While the poll was a state-wide poll, and did have a wide demographic base of respondents, 31% of the respondents to the poll live within the city limits of Milwaukee, Wisconsin and the surrounding suburbs. A lot of confusion accompanied the release of the polling data, and the presidential portion of the poll was leaked (somehow) to media outlets prior to the official release of the data. Sources within Marquette’s law school claimed that computer systems were accessed remotely without the approval of the school by “various parties”, and the school said it is reviewing its policies to determine how to prevent such a leak in the future.

Politics do not begin or end inside the borders of Milwaukee, or Madison, for that matter; in Wisconsin. We were surprised to find such a high concentration of respondents from Milwaukee and surrounding couinties in what was supposed to be a statewide poll of Badger State voters.

A leak of sensitive polling information before it has been reviewed for release has only one motive; to affect personal opinions of voters just one week before one of the most important elections to take place in Wisconsin in many years. By accepting the leaked information, Real Clear Politics became an unwitting co-conspirator in the early release of the results, and not the polling data itself.

One has to dig very deep in this poll to be able to tell just how small the sample of Republican voters is. With so many liberals in Milwaukee and the surrounding localities being chosen for this survey, the end results are slanted towards a candidate in a way that might not happen, say, if the sample size was larger.

The survey shows a 13 point difference between the survey results gathered by Optimus, a Republican polling firm, and those gathered through Marquette University’s Law School; raising Cruz’s overall numbers by a number greater than the margin of error for the survey.

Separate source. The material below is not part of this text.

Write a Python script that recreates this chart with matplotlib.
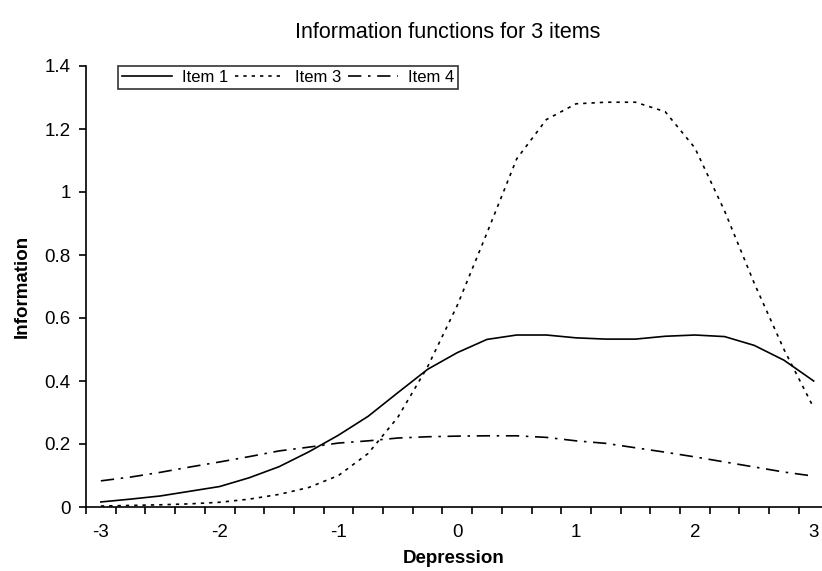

It’s expected that many news outlets will try to spin the results to say that Cruz is going to win, and that Trump and Kasich don’t have a prayer to win. The truth lies somewhere in the middle of all these polls. A sampling of 431 likely voters is just not a big sample. Before we can know if a big shift has occurred as a result of Governor Scott Walker’s endorsement of Cruz, we need a poll with many more respondents, and which represents a more diverse populace than the results of this Marquette University Law School poll.